The story is simple and very familiar. A boy with dreams of becoming a rock star meets a girl who hopes for a glamorous life in the movies. They strike up a relationship, go their separate ways in pursuit of fame but, inevitably, end up together in the end. A subplot, inspired by New York’s gentrification of Times Square, involves a German father and son team who want to shut down the bars and strip clubs along Hollywood’s famed Sunset Strip and turn the area into a family-friendly mall.
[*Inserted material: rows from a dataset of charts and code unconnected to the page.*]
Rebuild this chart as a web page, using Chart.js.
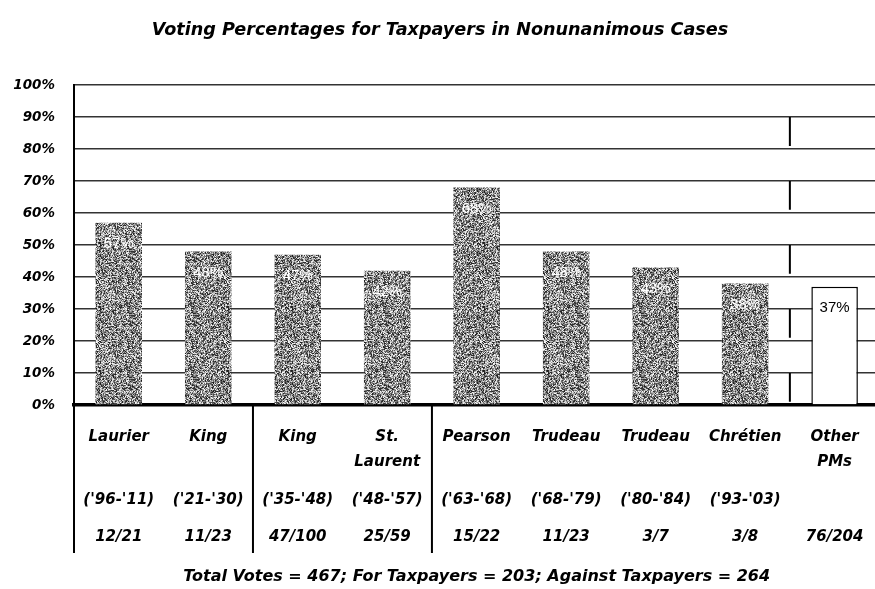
<!DOCTYPE html>
<html>
<head>
<meta charset="utf-8">
<title>Voting Percentages for Taxpayers</title>
<script src="https://cdn.jsdelivr.net/npm/chart.js@4.4.0/dist/chart.umd.min.js"></script>
<style>
  body { margin: 0; background: #fff; overflow: hidden; }
</style>
</head>
<body>
<canvas id="chart" width="890" height="589"></canvas>
<script>
var names = ['Laurier', 'King', 'King', 'St.', 'Pearson', 'Trudeau', 'Trudeau', 'Chrétien', 'Other']
var names2 = ['', '', '', 'Laurent', '', '', '', '', 'PMs']
var terms = ["('96-'11)", "('21-'30)", "('35-'48)", "('48-'57)", "('63-'68)", "('68-'79)", "('80-'84)", "('93-'03)", '']
var votes = ['12/21', '11/23', '47/100', '25/59', '15/22', '11/23', '3/7', '3/8', '76/204']
var percents = [57, 48, 47, 42, 68, 48, 43, 38, 37]
var footer = 'Total Votes = 467; For Taxpayers = 203; Against Taxpayers = 264'

var heavy = 'DejaVu Sans'

// multi-line tick labels, blank lines used as spacers
var labels = names.map(function(n, i){
    return [n, '', names2[i], '', '', terms[i], '', '', votes[i]]
})

// grainy grey fill like the scanned original
function speckle(){
    var c = document.createElement('canvas')
    c.width = 64; c.height = 64
    var g = c.getContext('2d')
    var img = g.createImageData(64, 64)
    for (var i = 0; i < img.data.length; i += 4) {
        var f = Math.sin(i * 12.9898 + 78.233) * 43758.5453
        f = f - Math.floor(f)
        var v = Math.floor(25 + f * 230)
        img.data[i] = v; img.data[i+1] = v; img.data[i+2] = v; img.data[i+3] = 255
    }
    g.putImageData(img, 0, 0)
    return g.createPattern(c, 'repeat')
}

var ctx = document.getElementById('chart').getContext('2d')
var grain = speckle()

var fills = percents.map(function(v, i){ return i === 8 ? '#fff' : grain })
var edges = percents.map(function(v, i){ return i === 8 ? '#000' : 'rgba(0,0,0,0)' })
var edgeW = percents.map(function(v, i){ return i === 8 ? 1.5 : 0 })

var valueLabels = {
    id: 'valueLabels',
    afterDatasetsDraw: function(chart){
        var meta = chart.getDatasetMeta(0), c = chart.ctx
        c.save()
        c.font = '15px "Liberation Sans"'
        c.textAlign = 'center'
        c.textBaseline = 'middle'
        meta.data.forEach(function(bar, i){
            c.fillStyle = i === 8 ? '#000' : '#fff'
            c.fillText(percents[i] + '%', bar.x, bar.y + 21)
        })
        c.restore()
    }
}

var dividers = {
    id: 'dividers',
    afterDraw: function(chart){
        var x = chart.scales.x, y = chart.scales.y, a = chart.chartArea, c = chart.ctx
        var mid = function(i){ return (x.getPixelForValue(i) + x.getPixelForValue(i + 1)) / 2 }
        c.save()
        c.strokeStyle = '#000'
        c.lineWidth = 2
        c.beginPath()
        ;[a.left, mid(1), mid(3)].forEach(function(px){
            c.moveTo(px, a.bottom)
            c.lineTo(px, a.bottom + 148)
        })
        // broken line before "Other PMs"
        var px = mid(7)
        for (var v = 90; v > 0; v -= 20) {
            c.moveTo(px, y.getPixelForValue(v))
            c.lineTo(px, y.getPixelForValue(v - 9))
        }
        c.stroke()
        c.restore()
    }
}

new Chart(ctx, {
    type: 'bar',
    data: {
        labels: labels,
        datasets: [{
            data: percents,
            backgroundColor: fills,
            borderColor: edges,
            borderWidth: edgeW,
            barPercentage: 0.52,
            categoryPercentage: 1
        }]
    },
    options: {
        responsive: false,
        animation: false,
        layout: { padding: { right: 10 } },
        plugins: {
            legend: { display: false },
            tooltip: { enabled: false },
            title: {
                display: true,
                text: 'Voting Percentages for Taxpayers in Nonunanimous Cases',
                color: '#000',
                font: { family: heavy, size: 17.6, weight: 'bold', style: 'italic', lineHeight: 1.2 },
                padding: { top: 20, bottom: 44 }
            }
        },
        scales: {
            y: {
                min: 0,
                max: 100,
                ticks: {
                    stepSize: 10,
                    color: '#000',
                    padding: 19,
                    font: { family: heavy, size: 13.5, weight: 'bold', style: 'italic' },
                    callback: function(v){ return v + '%' }
                },
                grid: { color: '#333', lineWidth: 1.5, drawTicks: false },
                border: { color: '#000', width: 2 },
                afterFit: function(s){ s.width = 74 }
            },
            x: {
                ticks: {
                    color: '#000',
                    padding: 26,
                    maxRotation: 0,
                    autoSkip: false,
                    font: { family: heavy, size: 15, weight: 'bold', style: 'italic', lineHeight: 0.833 }
                },
                grid: { display: false, drawTicks: false },
                border: { color: '#000', width: 3.5 },
                title: {
                    display: true,
                    text: footer,
                    color: '#000',
                    font: { family: heavy, size: 16, weight: 'bold', style: 'italic', lineHeight: 1.2 },
                    padding: { top: 0, bottom: 3 }
                },
                afterFit: function(s){ s.height = 184 }
            }
        }
    },
    plugins: [valueLabels, dividers]
})
</script>
</body>
</html>
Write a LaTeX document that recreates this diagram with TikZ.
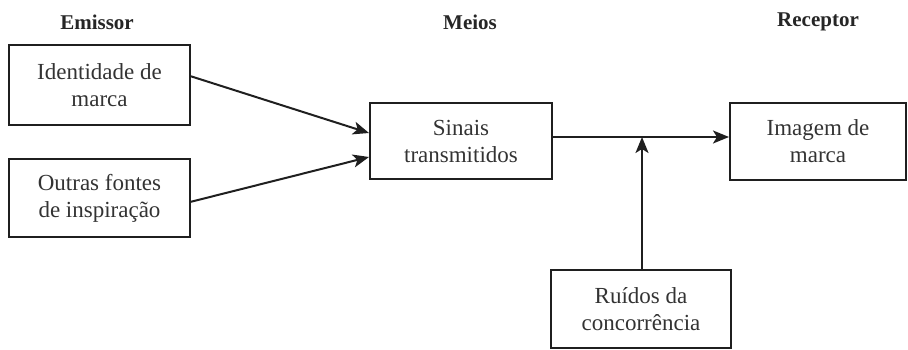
\documentclass[tikz,border=0pt]{standalone}
\usepackage{fontspec}
\setmainfont{LiberationSerif}[Extension=.ttf,UprightFont=*-Regular,BoldFont=*-Bold,ItalicFont=*-Italic,BoldItalicFont=*-BoldItalic]
\usetikzlibrary{arrows.meta}
\begin{document}
\begin{tikzpicture}[x=1pt,y=-1pt,
  box/.style={draw=black!88,line width=2pt,inner sep=0pt,align=center,text=black!80,
    font=\fontsize{23}{27}\selectfont},
  head/.style={font=\bfseries\fontsize{21}{25}\selectfont,text=black!85},
  arr/.style={line width=2pt,draw=black!88,-{Stealth[length=16pt,width=13pt,inset=4pt]}}]
\useasboundingbox (0,0) rectangle (908,350);
\node[head] (hE) at (97,22) {Emissor};
\node[head] (hM) at (470,22) {Meios};
\node[head] (hR) at (818,22) {Receptor};
\node[box,minimum width=181pt,minimum height=80pt] (id) at (99.5,85) {Identidade de\\marca};
\node[box,minimum width=181pt,minimum height=78pt] (of) at (99.5,198) {Outras fontes\\de inspiração};
\node[box,minimum width=182pt,minimum height=76pt] (si) at (461,141) {Sinais\\transmitidos};
\node[box,minimum width=176pt,minimum height=77pt] (im) at (818,141.5) {Imagem de\\marca};
\node[box,minimum width=180pt,minimum height=78pt] (ru) at (641,309) {Ruídos da\\concorrência};
\coordinate (j) at (642,137);
\draw[arr] (190,76) -- (si.west |- 0,133);
\draw[arr] (190,202) -- (si.west |- 0,157);
\draw[arr] (si.east |- j) -- (im.west |- j);
\draw[arr] (ru.north -| j) -- (j);
\end{tikzpicture}
\end{document}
Along the way hit songs like “Anyway You Want It,” “Here I Go Again,” “We Built This City” and “Don’t Stop Believin’” move the story along.
This superb cast is led by the very talented Chicago actor, Russell Mernagh as Drew and, making her auspicious Chicago debut, Cherry Torres as Sherrie. Both are attractive, appealing young performers with magnetic charm and electrifying stage presence. Possessed with powerful voices capable of belting above Chris Sargent’s electronic onstage band (thanks to expert musical direction by Roberta Duchak), this likable couple easily wins over the audience, who cheer for them to get back together in the end.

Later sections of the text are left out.